Modeling the effect of wavelength selective switch latency on optical flow switching performance

Optical networks are well suited to enable massive data exchanges between datacenters. Elephant data flows can be routed over custom provisioned and dedicated lightpaths (optical flows) while other (mice) flows, which are routed by electronic switches, are unaffected. In some solutions, wavelength-selective switch (WSS) devices are employed in the optical nodes to physically and individually route each lightpath toward its destination. WSS devices take time to be switched and consequently delay the lightpath setup completion time. In this paper, the authors present three approximate Markov chain models to account for three different WSS service policies. These models estimate the expected lightpath setup and teardown time across an optical node that makes use of WSS devices.

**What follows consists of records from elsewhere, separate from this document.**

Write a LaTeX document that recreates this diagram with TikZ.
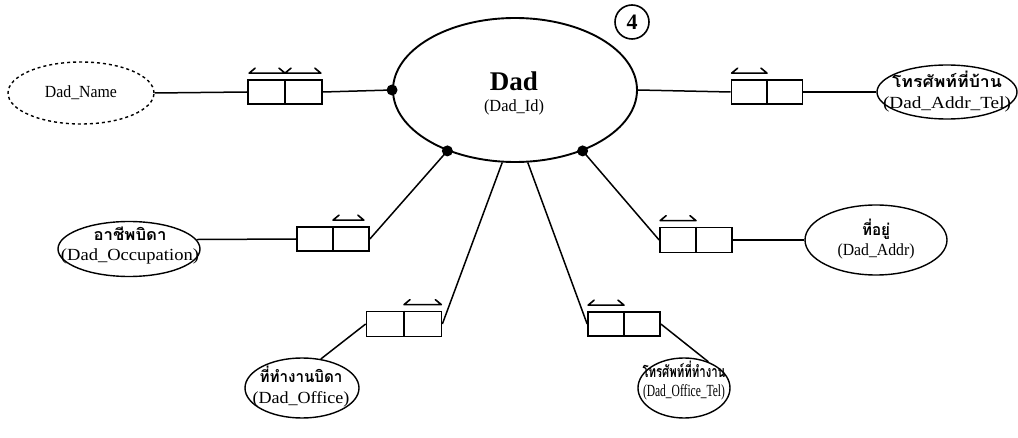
\documentclass[tikz,border=0pt]{standalone}
\usepackage{fontspec}
\setmainfont{Liberation Serif}
\newfontfamily\thai[Script=Thai]{Loma}
\usepackage{graphicx}
\usetikzlibrary{shapes.geometric,calc}
\newcommand\fitw[2]{\resizebox{#1pt}{\height}{#2}}
\newcommand\harr[2]{\draw[harp] (#1) ++(6,-5) -- (#1) -- (#2) -- ++(-6,-5);}
\begin{document}
\begin{tikzpicture}[x=1pt,y=-1pt,
  conn/.style={line width=1.5pt},
  ent/.style={ellipse, draw, line width=1.9pt, minimum width=244pt, minimum height=144pt, inner sep=0pt},
  attr/.style={ellipse, draw, line width=1.4pt, inner sep=0pt},
  kbox/.style={draw, line width=1.7pt, minimum width=72pt, minimum height=24pt, inner sep=0pt},
  kdiv/.style={line width=1.5pt},
  txt/.style={inner sep=0pt, font=\fontsize{17}{19}\selectfont},
  thtxt/.style={inner sep=0pt, font=\thai\fontsize{16}{18}\selectfont\bfseries},
  dotn/.style={circle, fill=black, minimum size=11pt, inner sep=0pt},
  harp/.style={line width=1.6pt, line cap=round, line join=round}]
\useasboundingbox (0,0) rectangle (1018,438);

% entity
\node[ent] (dad) at (515,90) {};
\node[inner sep=0pt, font=\fontsize{27}{30}\selectfont\bfseries] (dadT) at (514,81) {Dad};
\node[txt] (dadK) at (514,107) {\fitw{60}{(Dad\_Id)}};
\node[draw, circle, minimum size=34pt, inner sep=0pt, line width=1.6pt, font=\fontsize{22}{22}\selectfont\bfseries] (num) at (632,22) {4};

% dots
\node[dotn] (d1) at (dad.180) {};
\node[dotn] (d2) at (dad.222) {};
\node[dotn] (d3) at (dad.318) {};

% Dad_Name
\node[attr, dashed, minimum width=146pt, minimum height=62pt] (dn) at (81,93) {};
\node[txt] (dnT) at (81,93) {\fitw{72}{Dad\_Name}};
\node[kbox, minimum width=74pt] (b1) at (285,92) {};
\draw[kdiv] (b1.north) -- (b1.south);
\draw[conn] (dn.east) -- (b1.west);
\draw[conn] (b1.east) -- (d1.center);
\coordinate (a1) at ($(b1.north west)+(2,-6)$);
\coordinate (a2) at ($(b1.north)+(0,-6)$);
\coordinate (a3) at ($(b1.north east)+(-2,-6)$);
\harr{a1}{a2}
\harr{a2}{a3}

% Dad_Addr_Tel
\node[attr, minimum width=140pt, minimum height=54pt] (at) at (947,92) {};
\node[thtxt] (atT) at (947,79) {\fitw{110}{โทรศัพท์ที่บ้าน}};
\node[txt] (atL) at (947,104) {\fitw{128}{(Dad\_Addr\_Tel)}};
\node[kbox, minimum width=71pt] (b2) at (767,92) {};
\draw[kdiv] (b2.north) -- (b2.south);
\draw[conn] (dad.east) -- (b2.west);
\draw[conn] (b2.east) -- (at.west);
\coordinate (c1) at ($(b2.north west)+(1,-6)$);
\coordinate (c2) at ($(b2.north)+(0,-6)$);
\harr{c1}{c2}

% Dad_Occupation
\node[attr, minimum width=142pt, minimum height=55pt] (occ) at (129,249) {};
\node[thtxt] (occT) at (130,234) {\fitw{73}{อาชีพบิดา}};
\node[txt] (occL) at (130,256) {\fitw{138}{(Dad\_Occupation)}};
\node[kbox] (b3) at (333,239) {};
\draw[kdiv] (b3.north) -- (b3.south);
\draw[conn] (occ.8.6) -- (b3.west);
\draw[conn] (b3.east) -- (d2.center);
\coordinate (e1) at ($(b3.north)+(0,-6)$);
\coordinate (e2) at ($(b3.north east)+(-6,-6)$);
\harr{e1}{e2}

% Dad_Addr
\node[attr, minimum width=142pt, minimum height=70pt] (addr) at (876,240) {};
\node[thtxt] (addrT) at (876,229) {\fitw{28}{ที่อยู่}};
\node[txt] (addrL) at (876,251) {\fitw{77}{(Dad\_Addr)}};
\node[kbox, minimum height=25pt] (b4) at (696,240) {};
\draw[kdiv] (b4.north) -- (b4.south);
\draw[conn] (d3.center) -- (b4.west);
\draw[conn] (b4.east) -- (addr.west);
\coordinate (f1) at ($(b4.north west)+(1,-6)$);
\coordinate (f2) at ($(b4.north)+(0,-6)$);
\harr{f1}{f2}

% Dad_Office
\node[attr, minimum width=114pt, minimum height=60pt] (off) at (302,388) {};
\node[thtxt] (offT) at (301,374) {\fitw{83}{ที่ทำงานบิดา}};
\node[txt] (offL) at (301,399) {\fitw{97}{(Dad\_Office)}};
\node[kbox, minimum width=75pt, minimum height=25pt] (b5) at (404,324) {};
\draw[kdiv] (b5.north) -- (b5.south);
\draw[conn] (dad.260) -- (b5.east);
\draw[conn] (b5.west) -- (off.57);
\coordinate (g1) at ($(b5.north)+(0,-6)$);
\coordinate (g2) at ($(b5.north east)+(-1,-6)$);
\harr{g1}{g2}

% Dad_Office_Tel
\node[attr, minimum width=92pt, minimum height=60pt] (otel) at (684,388) {};
\node[thtxt] (otelT) at (684,369) {\fitw{83}{โทรศัพท์ที่ทำงาน}};
\node[txt] (otelL) at (684,392) {\fitw{82}{(Dad\_Office\_Tel)}};
\node[kbox] (b6) at (624,324) {};
\draw[kdiv] (b6.north) -- (b6.south);
\draw[conn] (dad.280) -- (b6.west);
\draw[conn] (b6.east) -- (otel.47);
\coordinate (h1) at ($(b6.north west)+(1,-6)$);
\coordinate (h2) at ($(b6.north)+(0,-6)$);
\harr{h1}{h2}
\end{tikzpicture}
\end{document}
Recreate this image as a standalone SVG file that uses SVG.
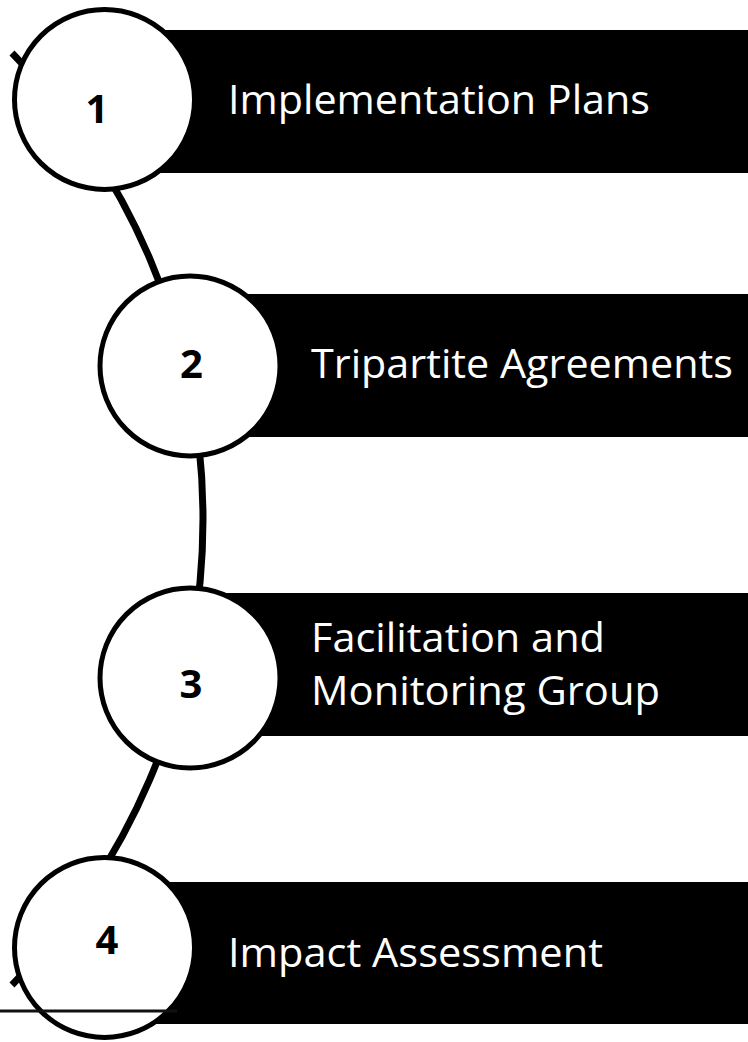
<svg xmlns="http://www.w3.org/2000/svg" width="748" height="1042" viewBox="0 0 748 1042">
  <style>
    .bar { fill: #000000; }
    .dot { fill: #ffffff; stroke: #000000; stroke-width: 5; }
    .num { font-family: "Open Sans", "Liberation Sans", sans-serif; font-weight: bold; font-size: 40px; fill: #000000; text-anchor: middle; }
    .lbl { font-family: "Open Sans", "Liberation Sans", sans-serif; font-size: 41px; fill: #ffffff; }
    .arc { fill: none; stroke: #000000; stroke-width: 7; }
  </style>
  <rect width="748" height="1042" fill="#ffffff"/>
  <g id="connectors">
    <path class="arc" d="M 12 53 A 664 664 0 0 1 12 985"/>
  </g>
  <g id="node1">
    <rect class="bar" x="105" y="30" width="643" height="143"/>
    <circle class="dot" cx="104.5" cy="99.5" r="90"/>
    <text class="num" x="97" y="123">1</text>
    <text class="lbl" x="228" y="114" textLength="422" lengthAdjust="spacingAndGlyphs">Implementation Plans</text>
  </g>
  <g id="node2">
    <rect class="bar" x="190" y="294" width="558" height="143"/>
    <circle class="dot" cx="190" cy="366" r="90"/>
    <text class="num" x="191.5" y="378">2</text>
    <text class="lbl" x="311" y="378" textLength="422" lengthAdjust="spacingAndGlyphs">Tripartite Agreements</text>
  </g>
  <g id="node3">
    <rect class="bar" x="190" y="593" width="558" height="143"/>
    <circle class="dot" cx="190" cy="678" r="90"/>
    <text class="num" x="191" y="698">3</text>
    <text class="lbl" x="311" y="652" textLength="294" lengthAdjust="spacingAndGlyphs">Facilitation and</text>
    <text class="lbl" x="311" y="705" textLength="349" lengthAdjust="spacingAndGlyphs">Monitoring Group</text>
  </g>
  <g id="node4">
    <rect class="bar" x="105" y="882" width="643" height="142"/>
    <circle class="dot" cx="104.5" cy="947.5" r="90"/>
    <text class="num" x="107" y="954">4</text>
    <text class="lbl" x="228" y="967" textLength="375" lengthAdjust="spacingAndGlyphs">Impact Assessment</text>
  </g>
  <line x1="0" y1="1011" x2="177" y2="1011" stroke="#111111" stroke-width="3"/>
</svg>
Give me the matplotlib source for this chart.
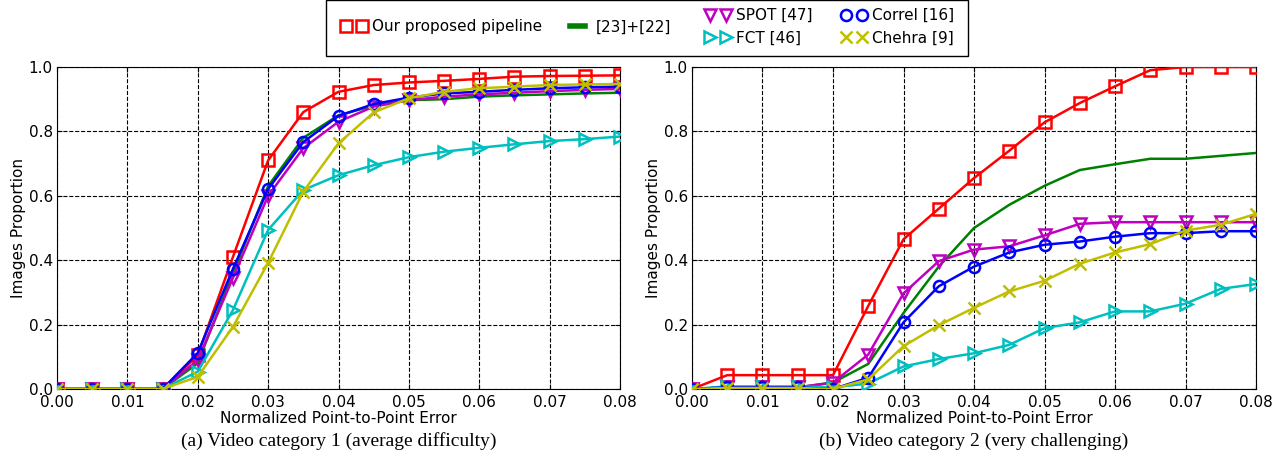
import matplotlib
matplotlib.use('Agg')
import matplotlib.pyplot as plt
from matplotlib.lines import Line2D
from matplotlib.patches import Rectangle

x_err = [0.0, 0.005, 0.01, 0.015, 0.02, 0.025, 0.03, 0.035, 0.04,
         0.045, 0.05, 0.055, 0.06, 0.065, 0.07, 0.075, 0.08]

# category 1 (average difficulty)
ours_1 = [0, 0, 0, 0, 0.105, 0.41, 0.71, 0.86, 0.923, 0.944, 0.952, 0.957, 0.963, 0.97, 0.972, 0.973, 0.974]
base_1 = [0, 0, 0, 0, 0.08, 0.36, 0.63, 0.78, 0.85, 0.88, 0.897, 0.90, 0.908, 0.912, 0.915, 0.918, 0.92]
spot_1 = [0, 0, 0, 0, 0.09, 0.345, 0.60, 0.748, 0.83, 0.877, 0.897, 0.908, 0.915, 0.92, 0.925, 0.929, 0.932]
fct_1 = [0, 0, 0, 0, 0.054, 0.245, 0.494, 0.618, 0.664, 0.695, 0.72, 0.737, 0.749, 0.76, 0.77, 0.776, 0.784]
correl_1 = [0, 0, 0, 0, 0.112, 0.373, 0.621, 0.767, 0.848, 0.885, 0.905, 0.918, 0.923, 0.929, 0.934, 0.937, 0.939]
chehra_1 = [0, 0, 0, 0, 0.038, 0.193, 0.392, 0.613, 0.763, 0.859, 0.903, 0.923, 0.934, 0.939, 0.944, 0.946, 0.947]

# category 2 (very challenging)
ours_2 = [0, 0.043, 0.043, 0.043, 0.043, 0.258, 0.465, 0.56, 0.655, 0.74, 0.828, 0.888, 0.94, 0.99, 1.0, 1.0, 1.0]
base_2 = [0, 0.005, 0.005, 0.005, 0.02, 0.078, 0.236, 0.38, 0.5, 0.572, 0.631, 0.68, 0.698, 0.715, 0.715, 0.724, 0.733]
spot_2 = [0, 0.005, 0.005, 0.005, 0.02, 0.107, 0.297, 0.397, 0.433, 0.443, 0.477, 0.513, 0.518, 0.518, 0.518, 0.518, 0.518]
fct_2 = [0, 0.008, 0.008, 0.008, 0.005, 0.017, 0.07, 0.093, 0.111, 0.137, 0.189, 0.207, 0.241, 0.241, 0.265, 0.311, 0.326]
correl_2 = [0, 0.005, 0.005, 0.005, 0.0, 0.035, 0.207, 0.319, 0.38, 0.424, 0.448, 0.458, 0.473, 0.484, 0.484, 0.49, 0.49]
chehra_2 = [0, 0.003, 0.003, 0.003, 0.0, 0.03, 0.133, 0.198, 0.252, 0.303, 0.336, 0.389, 0.424, 0.45, 0.492, 0.51, 0.544]

labels = ['Our proposed pipeline', '[23]+[22]', 'SPOT [47]', 'FCT [46]', 'Correl [16]', 'Chehra [9]']
colors = ['r', 'g', 'm', 'c', 'b', 'y']
markers = ['s', None, 'v', '>', 'o', 'x']
captions = ['(a) Video category 1 (average difficulty)', '(b) Video category 2 (very challenging)']

series = [
    [ours_1, base_1, spot_1, fct_1, correl_1, chehra_1],
    [ours_2, base_2, spot_2, fct_2, correl_2, chehra_2],
]

W, H = 1286, 463
fig = plt.figure(figsize=(W / 100, H / 100), dpi=100)

boxes = [(57, 67, 620, 389), (692, 67, 1256, 389)]
draw_order = [1, 3, 5, 2, 4, 0]

for k, (x0, y0, x1, y1) in enumerate(boxes):
    ax = fig.add_axes([x0 / W, 1 - y1 / H, (x1 - x0) / W, (y1 - y0) / H])
    for i in draw_order:
        ax.plot(x_err, series[k][i], color=colors[i], marker=markers[i],
                markersize=8, markerfacecolor='none', markeredgewidth=1.8,
                linewidth=1.8, label=labels[i], zorder=3 + i)
    ax.set_xlim(0, 0.08)
    ax.set_ylim(0, 1.0)
    ax.set_xticks([0.0, 0.01, 0.02, 0.03, 0.04, 0.05, 0.06, 0.07, 0.08])
    ax.set_xticklabels(['%.2f' % v for v in ax.get_xticks()])
    ax.set_yticks([0.0, 0.2, 0.4, 0.6, 0.8, 1.0])
    ax.set_yticklabels(['%.1f' % v for v in ax.get_yticks()])
    ax.tick_params(direction='in', top=True, right=True, labelsize=11, pad=3)
    ax.tick_params(axis='x', pad=4)
    ax.grid(True, color='black', linestyle='--', linewidth=0.8)
    ax.set_xlabel('Normalized Point-to-Point Error', fontsize=11, labelpad=1)
    ax.set_ylabel('Images Proportion', fontsize=11, labelpad=2)
    cx = (x0 + x1) / 2 / W
    fig.text(cx, 1 - 441 / H, captions[k], ha='center', va='center',
             fontsize=14, family='Liberation Serif')

# legend: boxed, two parts
handles = [Line2D([], [], color=colors[i], marker=markers[i], markersize=8,
                  markerfacecolor='none', markeredgewidth=1.8,
                  linewidth=0 if markers[i] else 4) for i in range(6)]

fig.add_artist(Rectangle((326 / W, 1 - 56 / H), (968 - 326) / W, 56 / H,
                         transform=fig.transFigure, facecolor='white',
                         edgecolor='black', linewidth=1))
leg1 = fig.legend([handles[0], handles[1]], [labels[0], labels[1]], ncol=2,
                  loc='center left', bbox_to_anchor=(328 / W, 1 - 27 / H),
                  frameon=False, fontsize=11, numpoints=2, handlelength=1.6,
                  handletextpad=0.4, columnspacing=1.5)
leg2 = fig.legend([handles[2], handles[3], handles[4], handles[5]],
                  [labels[2], labels[3], labels[4], labels[5]], ncol=2,
                  loc='center left', bbox_to_anchor=(692 / W, 1 - 27 / H),
                  frameon=False, fontsize=11, numpoints=2, handlelength=1.6,
                  handletextpad=0.4, columnspacing=1.9, labelspacing=0.5)

fig.savefig('out.png', dpi=100)
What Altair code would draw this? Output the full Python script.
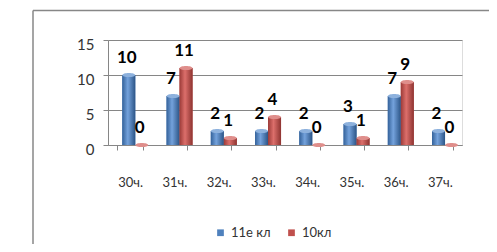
import altair as alt
import pandas as pd

categories = ["30ч.", "31ч.", "32ч.", "33ч.", "34ч.", "35ч.", "36ч.", "37ч."]
series_names = ["11е кл", "10кл"]
values_11e = [10, 7, 2, 2, 2, 3, 7, 2]
values_10 = [0, 11, 1, 4, 0, 1, 9, 0]
y_ticks = [0, 5, 10, 15]
title_text = "Соответствие нагрузки нормам СанПиН"

flat_colors = ["#4F81BD", "#C0504D"]
body_stops = [
    [("#34629a", 0.0), ("#74a2dc", 0.42), ("#2c5587", 1.0)],
    [("#9c3b38", 0.0), ("#dc6f6b", 0.42), ("#8e3431", 1.0)],
]
cap_colors = ["#8db1dd", "#df8e8b"]
ELLIPSE = "M -1 0 A 1 0.32 0 1 0 1 0 A 1 0.32 0 1 0 -1 0 Z"

W, H = 354, 105
GRAY = "#868686"
TXT = "#333333"

df = pd.DataFrame({
    "cat": categories + categories,
    "series": [series_names[0]] * len(categories) + [series_names[1]] * len(categories),
    "value": values_11e + values_10,
})

x_enc = alt.X(
    "cat:N", sort=categories,
    scale=alt.Scale(paddingInner=0.42, paddingOuter=0.21),
    axis=alt.Axis(title=None, labelAngle=0, tickBand="extent", labelFont="Lato",
                  labelFontSize=13, labelColor=TXT, labelPadding=26, tickSize=5,
                  domainColor=GRAY, tickColor=GRAY, grid=False),
)
xo_enc = alt.XOffset("series:N", sort=series_names,
                     scale=alt.Scale(domain=series_names, range=[5, 31]))
y_enc = alt.Y(
    "value:Q", scale=alt.Scale(domain=[0, 15], nice=False, zero=True),
    axis=alt.Axis(values=y_ticks, title=None, labelFont="Lato", labelFontSize=15,
                  labelColor=TXT, labelPadding=9, tickSize=5, labelOffset=4,
                  domainColor=GRAY, tickColor=GRAY, gridColor=GRAY, grid=True),
)

frame_src = pd.DataFrame({"a": [0]})
frame_left = alt.Chart(frame_src).mark_rule(color="#878787", strokeWidth=1.5).encode(
    x=alt.value(-75), y=alt.value(-29.5), y2=alt.value(320)
)
frame_top = alt.Chart(frame_src).mark_rule(color="#878787", strokeWidth=1.5).encode(
    x=alt.value(-75), x2=alt.value(480), y=alt.value(-29.5)
)

base = alt.Chart(df).mark_bar().encode(
    x=x_enc, xOffset=xo_enc, y=y_enc,
    color=alt.Color(
        "series:N", sort=series_names,
        scale=alt.Scale(domain=series_names, range=flat_colors),
        legend=alt.Legend(title=None, orient="none", direction="horizontal",
                          legendX=106, legendY=186, symbolType="square", symbolSize=45,
                          symbolStrokeWidth=0, labelFont="Lato", labelFontSize=13,
                          labelColor=TXT, columnPadding=14, padding=0),
    ),
)

grad_layers = []
cap_layers = []
for name, stops, cap in zip(series_names, body_stops, cap_colors):
    grad = alt.Gradient(
        gradient="linear", x1=0, x2=1, y1=0, y2=0,
        stops=[alt.GradientStop(offset=o, color=c) for c, o in stops],
    )
    grad_layers.append(
        alt.Chart(df).transform_filter(alt.datum.series == name)
        .mark_bar(color=grad)
        .encode(x=x_enc, xOffset=xo_enc, y=y_enc)
    )
    cap_layers.append(
        alt.Chart(df).transform_filter(alt.datum.series == name)
        .mark_point(shape=ELLIPSE, filled=True, size=165, color=cap, opacity=1, strokeWidth=0)
        .encode(x=x_enc, xOffset=xo_enc, y=y_enc)
    )

labels = alt.Chart(df).mark_text(
    font="Lato", fontSize=17, fontWeight="bold", color="black",
    baseline="alphabetic", dy=-12, dx=-2
).encode(x=x_enc, xOffset=xo_enc, y=y_enc, text="value:Q")

chart = alt.layer(frame_left, frame_top, base, *grad_layers, *cap_layers, labels).properties(
    width=W, height=H,
    padding={"left": 100, "top": 32, "right": 27, "bottom": 99},
    autosize=alt.AutoSizeParams(type="none"),
    title=alt.TitleParams(text=title_text, font="Liberation Serif", fontSize=21,
                          fontWeight="normal", anchor="start", dx=-71, offset=5,
                          baseline="alphabetic", color="black"),
).configure_view(strokeWidth=0).configure(background="white")

chart.save("out.html", embed_options={"renderer": "svg", "actions": False})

The first and more conventional policy (model) assumes that each setup and teardown request is handled individually, while the other two policies (models) assume that groups of setup and/or teardown requests are handled together by the WSS. The models' estimates are compared against the results obtained from a computer-based simulator, where both analytical models and simulator account for experimentally measured WSS response times. The simulator is also used to investigate the end-to-end lightpath setup time across an arbitrary mesh network. Results obtained from the models and simulator show that the group-based service policies outperform the conventional policy at high loads. The group-based policies are especially useful in the presence of lightpaths that are frequently set up and have relatively short holding time (i.e., short duration of elephant-optical flows).